| DATA LINES |
---

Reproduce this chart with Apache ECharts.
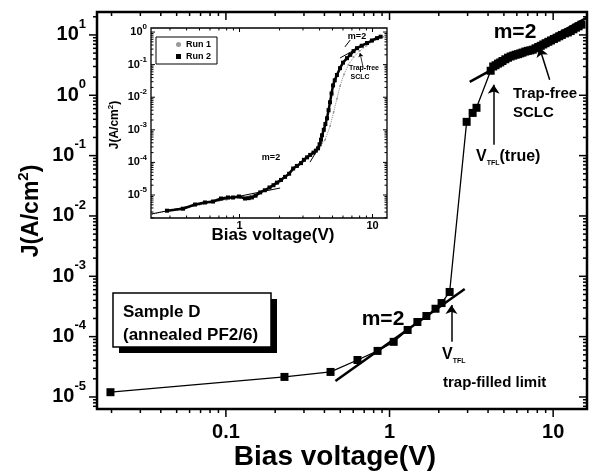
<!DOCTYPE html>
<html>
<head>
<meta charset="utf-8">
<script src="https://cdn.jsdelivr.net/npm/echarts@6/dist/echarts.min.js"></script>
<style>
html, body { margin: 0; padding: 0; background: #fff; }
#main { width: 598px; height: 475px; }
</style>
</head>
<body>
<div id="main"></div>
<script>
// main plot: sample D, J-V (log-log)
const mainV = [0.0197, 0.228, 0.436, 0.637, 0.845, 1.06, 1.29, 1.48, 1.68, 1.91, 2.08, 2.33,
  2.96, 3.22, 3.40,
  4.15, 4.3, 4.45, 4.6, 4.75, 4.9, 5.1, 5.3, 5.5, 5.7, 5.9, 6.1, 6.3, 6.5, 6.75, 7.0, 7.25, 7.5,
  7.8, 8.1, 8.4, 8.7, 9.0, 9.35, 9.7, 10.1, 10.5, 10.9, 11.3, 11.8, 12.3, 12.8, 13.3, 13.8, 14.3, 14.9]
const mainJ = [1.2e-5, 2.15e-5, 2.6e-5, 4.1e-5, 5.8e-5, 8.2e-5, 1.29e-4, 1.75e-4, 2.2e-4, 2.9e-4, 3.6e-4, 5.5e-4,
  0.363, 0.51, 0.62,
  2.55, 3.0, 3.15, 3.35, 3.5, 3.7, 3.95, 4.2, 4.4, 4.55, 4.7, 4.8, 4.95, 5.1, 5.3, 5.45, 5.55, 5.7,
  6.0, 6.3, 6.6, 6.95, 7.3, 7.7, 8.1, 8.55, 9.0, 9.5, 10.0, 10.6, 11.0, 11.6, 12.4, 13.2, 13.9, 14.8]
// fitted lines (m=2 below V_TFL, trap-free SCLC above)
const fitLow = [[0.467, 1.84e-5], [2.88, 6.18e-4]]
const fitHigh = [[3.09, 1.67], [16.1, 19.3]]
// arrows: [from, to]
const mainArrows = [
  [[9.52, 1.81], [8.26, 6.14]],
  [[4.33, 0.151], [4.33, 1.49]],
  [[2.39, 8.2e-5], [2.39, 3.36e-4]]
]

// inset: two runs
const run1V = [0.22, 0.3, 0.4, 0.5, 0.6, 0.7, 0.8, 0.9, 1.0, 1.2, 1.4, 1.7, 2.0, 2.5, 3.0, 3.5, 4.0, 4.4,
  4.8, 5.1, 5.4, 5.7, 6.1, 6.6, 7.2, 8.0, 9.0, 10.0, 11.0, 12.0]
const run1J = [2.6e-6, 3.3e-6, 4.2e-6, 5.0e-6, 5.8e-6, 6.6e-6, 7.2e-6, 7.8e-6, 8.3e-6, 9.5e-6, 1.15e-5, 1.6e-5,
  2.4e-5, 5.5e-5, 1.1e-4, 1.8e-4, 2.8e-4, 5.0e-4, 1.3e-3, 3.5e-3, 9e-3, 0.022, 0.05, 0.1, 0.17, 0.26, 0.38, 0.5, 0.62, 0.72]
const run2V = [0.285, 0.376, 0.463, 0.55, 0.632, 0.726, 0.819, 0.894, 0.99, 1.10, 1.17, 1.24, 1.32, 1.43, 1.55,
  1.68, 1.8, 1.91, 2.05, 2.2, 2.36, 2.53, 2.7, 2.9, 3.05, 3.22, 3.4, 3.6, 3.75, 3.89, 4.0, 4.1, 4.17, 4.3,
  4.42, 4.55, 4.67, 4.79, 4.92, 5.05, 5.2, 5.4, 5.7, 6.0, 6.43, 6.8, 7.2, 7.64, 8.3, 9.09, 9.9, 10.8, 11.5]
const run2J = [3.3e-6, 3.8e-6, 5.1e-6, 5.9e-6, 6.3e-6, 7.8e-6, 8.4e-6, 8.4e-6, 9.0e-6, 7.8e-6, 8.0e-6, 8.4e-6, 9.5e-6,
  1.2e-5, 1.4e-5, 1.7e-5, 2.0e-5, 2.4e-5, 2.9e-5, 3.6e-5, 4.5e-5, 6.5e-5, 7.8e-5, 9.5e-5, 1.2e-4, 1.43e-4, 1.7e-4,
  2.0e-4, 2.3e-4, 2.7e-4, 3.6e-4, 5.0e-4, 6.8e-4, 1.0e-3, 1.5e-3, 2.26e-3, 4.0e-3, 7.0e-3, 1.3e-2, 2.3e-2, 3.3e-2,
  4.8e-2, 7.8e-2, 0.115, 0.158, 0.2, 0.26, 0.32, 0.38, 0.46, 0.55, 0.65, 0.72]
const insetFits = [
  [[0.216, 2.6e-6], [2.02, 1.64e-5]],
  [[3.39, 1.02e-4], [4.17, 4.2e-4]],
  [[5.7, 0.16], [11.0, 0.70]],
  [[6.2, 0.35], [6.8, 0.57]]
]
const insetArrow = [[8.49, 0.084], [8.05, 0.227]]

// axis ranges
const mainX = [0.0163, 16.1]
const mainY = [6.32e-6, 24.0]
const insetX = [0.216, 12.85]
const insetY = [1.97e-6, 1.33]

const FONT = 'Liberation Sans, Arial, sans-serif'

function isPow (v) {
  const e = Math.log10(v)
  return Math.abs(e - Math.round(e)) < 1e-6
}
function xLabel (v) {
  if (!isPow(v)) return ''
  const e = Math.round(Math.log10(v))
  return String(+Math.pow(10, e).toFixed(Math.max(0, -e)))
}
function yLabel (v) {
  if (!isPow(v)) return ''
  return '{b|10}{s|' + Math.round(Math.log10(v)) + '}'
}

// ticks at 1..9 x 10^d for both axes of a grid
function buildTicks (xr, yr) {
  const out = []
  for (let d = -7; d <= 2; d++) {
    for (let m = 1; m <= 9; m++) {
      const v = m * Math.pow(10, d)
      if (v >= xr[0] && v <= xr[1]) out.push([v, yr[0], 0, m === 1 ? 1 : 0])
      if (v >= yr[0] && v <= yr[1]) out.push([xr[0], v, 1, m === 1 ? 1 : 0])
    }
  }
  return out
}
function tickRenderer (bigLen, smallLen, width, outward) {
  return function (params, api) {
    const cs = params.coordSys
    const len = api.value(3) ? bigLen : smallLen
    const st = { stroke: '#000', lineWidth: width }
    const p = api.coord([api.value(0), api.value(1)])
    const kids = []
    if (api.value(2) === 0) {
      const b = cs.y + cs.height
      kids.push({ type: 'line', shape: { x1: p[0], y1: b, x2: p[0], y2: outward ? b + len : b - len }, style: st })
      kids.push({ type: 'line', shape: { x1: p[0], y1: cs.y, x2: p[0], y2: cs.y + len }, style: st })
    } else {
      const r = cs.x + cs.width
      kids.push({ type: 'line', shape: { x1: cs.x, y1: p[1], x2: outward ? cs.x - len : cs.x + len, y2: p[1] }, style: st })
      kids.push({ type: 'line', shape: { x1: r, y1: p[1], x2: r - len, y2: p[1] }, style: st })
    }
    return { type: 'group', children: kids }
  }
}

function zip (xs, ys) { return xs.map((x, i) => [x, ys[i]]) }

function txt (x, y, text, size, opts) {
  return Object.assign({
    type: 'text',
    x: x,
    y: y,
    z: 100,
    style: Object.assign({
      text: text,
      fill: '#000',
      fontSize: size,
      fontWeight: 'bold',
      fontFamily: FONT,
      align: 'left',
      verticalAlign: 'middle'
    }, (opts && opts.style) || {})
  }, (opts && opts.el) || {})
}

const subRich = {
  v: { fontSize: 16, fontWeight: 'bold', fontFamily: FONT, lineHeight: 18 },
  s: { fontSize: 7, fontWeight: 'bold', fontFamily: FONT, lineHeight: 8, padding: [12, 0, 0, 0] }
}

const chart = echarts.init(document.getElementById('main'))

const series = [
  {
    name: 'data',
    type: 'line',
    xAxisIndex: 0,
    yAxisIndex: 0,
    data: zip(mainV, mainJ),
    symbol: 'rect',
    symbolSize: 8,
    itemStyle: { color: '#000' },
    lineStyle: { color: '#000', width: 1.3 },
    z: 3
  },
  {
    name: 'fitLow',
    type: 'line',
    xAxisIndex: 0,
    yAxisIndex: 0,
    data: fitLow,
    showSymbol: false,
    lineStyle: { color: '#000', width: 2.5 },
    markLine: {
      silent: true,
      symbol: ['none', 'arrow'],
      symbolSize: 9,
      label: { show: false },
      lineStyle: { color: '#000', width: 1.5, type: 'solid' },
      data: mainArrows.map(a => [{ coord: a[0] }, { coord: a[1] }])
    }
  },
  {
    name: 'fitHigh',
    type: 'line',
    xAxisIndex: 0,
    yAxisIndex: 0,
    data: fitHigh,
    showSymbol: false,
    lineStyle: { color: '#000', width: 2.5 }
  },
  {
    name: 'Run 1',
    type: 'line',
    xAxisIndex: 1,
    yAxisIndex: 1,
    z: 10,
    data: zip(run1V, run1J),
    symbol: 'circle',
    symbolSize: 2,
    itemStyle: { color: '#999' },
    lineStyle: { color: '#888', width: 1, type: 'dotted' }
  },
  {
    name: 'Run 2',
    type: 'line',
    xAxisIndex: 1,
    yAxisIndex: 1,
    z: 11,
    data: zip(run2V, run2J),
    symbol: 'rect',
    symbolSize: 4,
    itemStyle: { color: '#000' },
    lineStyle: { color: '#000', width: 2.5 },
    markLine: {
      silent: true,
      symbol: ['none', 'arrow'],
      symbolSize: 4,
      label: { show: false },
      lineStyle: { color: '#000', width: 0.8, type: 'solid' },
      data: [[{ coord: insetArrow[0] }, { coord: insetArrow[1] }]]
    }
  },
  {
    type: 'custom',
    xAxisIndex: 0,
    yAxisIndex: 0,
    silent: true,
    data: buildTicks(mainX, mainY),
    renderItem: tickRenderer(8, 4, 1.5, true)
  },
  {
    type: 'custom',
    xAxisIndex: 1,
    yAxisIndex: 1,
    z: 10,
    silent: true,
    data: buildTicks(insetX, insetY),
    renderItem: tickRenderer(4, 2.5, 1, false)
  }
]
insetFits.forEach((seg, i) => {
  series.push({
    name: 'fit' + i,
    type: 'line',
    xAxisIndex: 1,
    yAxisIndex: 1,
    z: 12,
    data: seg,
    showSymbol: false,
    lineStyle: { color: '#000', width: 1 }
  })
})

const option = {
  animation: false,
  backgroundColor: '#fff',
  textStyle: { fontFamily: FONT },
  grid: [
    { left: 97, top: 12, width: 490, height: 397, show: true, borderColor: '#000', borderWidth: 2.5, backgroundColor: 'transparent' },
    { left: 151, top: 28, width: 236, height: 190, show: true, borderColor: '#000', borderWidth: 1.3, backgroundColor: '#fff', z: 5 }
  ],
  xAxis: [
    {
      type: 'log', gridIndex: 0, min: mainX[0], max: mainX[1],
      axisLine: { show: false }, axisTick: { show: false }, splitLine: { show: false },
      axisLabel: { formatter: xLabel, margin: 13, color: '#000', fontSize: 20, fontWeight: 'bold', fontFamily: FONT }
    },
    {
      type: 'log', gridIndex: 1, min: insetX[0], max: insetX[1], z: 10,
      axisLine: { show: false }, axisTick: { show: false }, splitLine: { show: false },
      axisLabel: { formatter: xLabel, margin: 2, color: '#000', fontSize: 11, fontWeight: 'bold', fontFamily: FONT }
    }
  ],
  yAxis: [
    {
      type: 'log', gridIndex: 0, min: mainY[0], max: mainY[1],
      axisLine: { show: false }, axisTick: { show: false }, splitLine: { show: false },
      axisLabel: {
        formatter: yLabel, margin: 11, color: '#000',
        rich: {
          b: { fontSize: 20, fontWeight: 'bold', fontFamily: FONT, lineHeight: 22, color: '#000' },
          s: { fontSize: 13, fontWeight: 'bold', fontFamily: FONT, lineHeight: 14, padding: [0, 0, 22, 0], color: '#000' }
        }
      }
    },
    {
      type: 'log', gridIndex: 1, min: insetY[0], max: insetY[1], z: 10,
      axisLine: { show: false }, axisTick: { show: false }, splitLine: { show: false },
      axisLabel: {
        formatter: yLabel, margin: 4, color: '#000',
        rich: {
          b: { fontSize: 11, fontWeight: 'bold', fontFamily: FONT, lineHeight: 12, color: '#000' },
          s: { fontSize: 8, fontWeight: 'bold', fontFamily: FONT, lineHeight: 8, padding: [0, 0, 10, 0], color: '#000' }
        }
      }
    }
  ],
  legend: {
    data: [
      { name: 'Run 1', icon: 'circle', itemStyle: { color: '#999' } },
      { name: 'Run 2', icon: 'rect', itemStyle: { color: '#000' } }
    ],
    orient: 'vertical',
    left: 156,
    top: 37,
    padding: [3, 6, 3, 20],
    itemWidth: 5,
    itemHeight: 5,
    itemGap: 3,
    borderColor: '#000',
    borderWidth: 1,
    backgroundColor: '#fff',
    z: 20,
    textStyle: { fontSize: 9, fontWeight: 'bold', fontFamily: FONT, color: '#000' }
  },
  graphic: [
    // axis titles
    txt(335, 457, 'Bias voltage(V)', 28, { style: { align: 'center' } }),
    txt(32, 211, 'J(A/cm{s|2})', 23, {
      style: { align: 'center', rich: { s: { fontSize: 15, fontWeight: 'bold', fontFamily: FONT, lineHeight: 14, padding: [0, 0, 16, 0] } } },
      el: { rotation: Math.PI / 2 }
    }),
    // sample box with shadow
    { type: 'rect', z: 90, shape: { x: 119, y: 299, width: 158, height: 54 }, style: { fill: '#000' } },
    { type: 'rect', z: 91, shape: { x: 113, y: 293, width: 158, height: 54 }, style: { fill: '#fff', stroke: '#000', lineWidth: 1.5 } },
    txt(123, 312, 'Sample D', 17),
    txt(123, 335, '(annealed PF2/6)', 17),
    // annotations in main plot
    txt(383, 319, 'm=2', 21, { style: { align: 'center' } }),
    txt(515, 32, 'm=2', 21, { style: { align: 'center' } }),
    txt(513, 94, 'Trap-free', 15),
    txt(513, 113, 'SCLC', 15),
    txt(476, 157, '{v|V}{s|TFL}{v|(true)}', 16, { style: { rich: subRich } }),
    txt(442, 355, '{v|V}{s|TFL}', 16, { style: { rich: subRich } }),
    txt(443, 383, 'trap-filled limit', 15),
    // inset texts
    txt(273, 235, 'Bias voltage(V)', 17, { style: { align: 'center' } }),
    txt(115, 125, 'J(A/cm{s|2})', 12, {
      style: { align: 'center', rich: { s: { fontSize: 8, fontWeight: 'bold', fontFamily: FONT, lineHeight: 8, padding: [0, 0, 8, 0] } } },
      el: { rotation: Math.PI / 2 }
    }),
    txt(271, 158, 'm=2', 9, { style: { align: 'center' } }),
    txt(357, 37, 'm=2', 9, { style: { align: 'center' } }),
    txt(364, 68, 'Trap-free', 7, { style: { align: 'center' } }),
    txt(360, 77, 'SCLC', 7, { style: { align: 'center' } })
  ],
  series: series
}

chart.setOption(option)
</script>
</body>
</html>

---

Copy out all lines above that include the string "with".

| TASK ANSWER |
Reproduce this chart with Apache ECharts.
    // sample box with shadow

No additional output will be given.